This library provides several tools useful for writing lexers / parsers in Ada.
This library provides a reference-counted type named Text.Reference
that
points to a UTF-8 encoded String
of variable length. It is designed to be used
with parsers that produce text nodes / tokens. It is most efficient for parsers
that are operated in a stream-like manner, i.e. produced parser events are
processed when generated. It can also be used for a parser that builds up a full
AST. However, it is inefficient in scenarios where generated items go out of
scope in random order and new items are still generated while old items are
going out of order.
Text.Pool
provides a custom allocator. This allocator is optimized based on
the following assumptions:
- The deallocation of text objects occurs in the same order as the allocation. This is no hard requirement, violations are tolerated, but may have an impact on performance.
- Since the parser may be used through a C-level API, all Strings shall have an additional null terminator so that they can be efficiently exported to C. This terminator shall be hidden from the Ada view of the string value.

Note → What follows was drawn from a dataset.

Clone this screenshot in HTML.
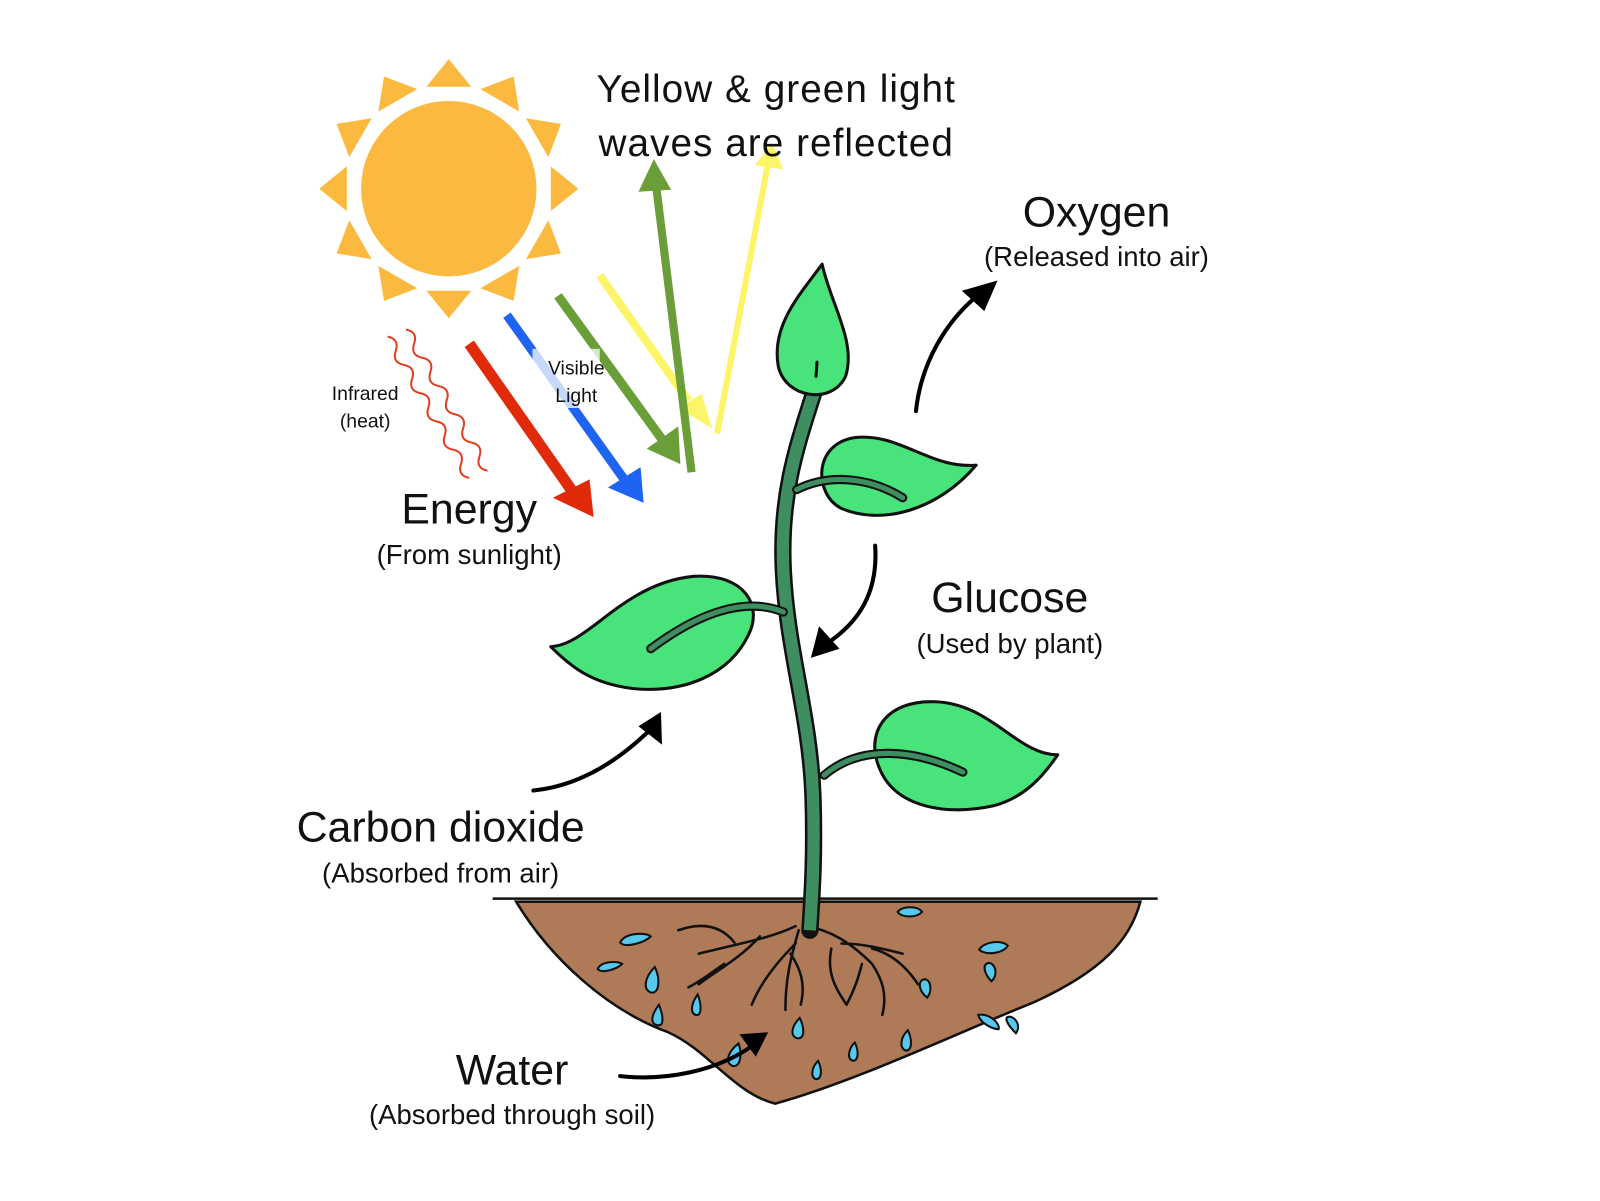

- No manual memory management shall be necessary, both the Text objects and the Pool shall be reference-counted and automatically deallocated once the last reference vanishes.
- Text objects shall be immutable once created.
To optimize performance, the allocator carves memory from pre-allocated chunks. There is no freelist; instead, the dope vectors of the Ada String objects are used to find the next free space. This way, adjacent free spaces can be efficiently merged and thus, memory fragmentation is avoided.
The automatic memory management comes at the cost of every Text object holding a reference to the Pool it was created with. This is necessary to make sure the Pool only deallocates a memory chunk once the last Text object goes out of scope.
Lexer.Base
provides a base for a lexer. It is a translation of Nim's module
lexbase. It provides efficient buffering for the lexer source. It is build
for parsing languages which have more or less regular linebreaks. The lexer
only needs to check whether it needs to refill the buffer at linebreak
characters.
After calling Init
on the lexer, the next character can be queried with
Next
. Whenever Next
returns a linebreak character, the user must call
Handle_LF
or Handle_CR
(depending on the linebreak character) before
calling Next
again. When the end of the input is reached, Next
returns an
End of Transmission (Character'Val (4)
) character. This character must not
be allowed to be a part of the input.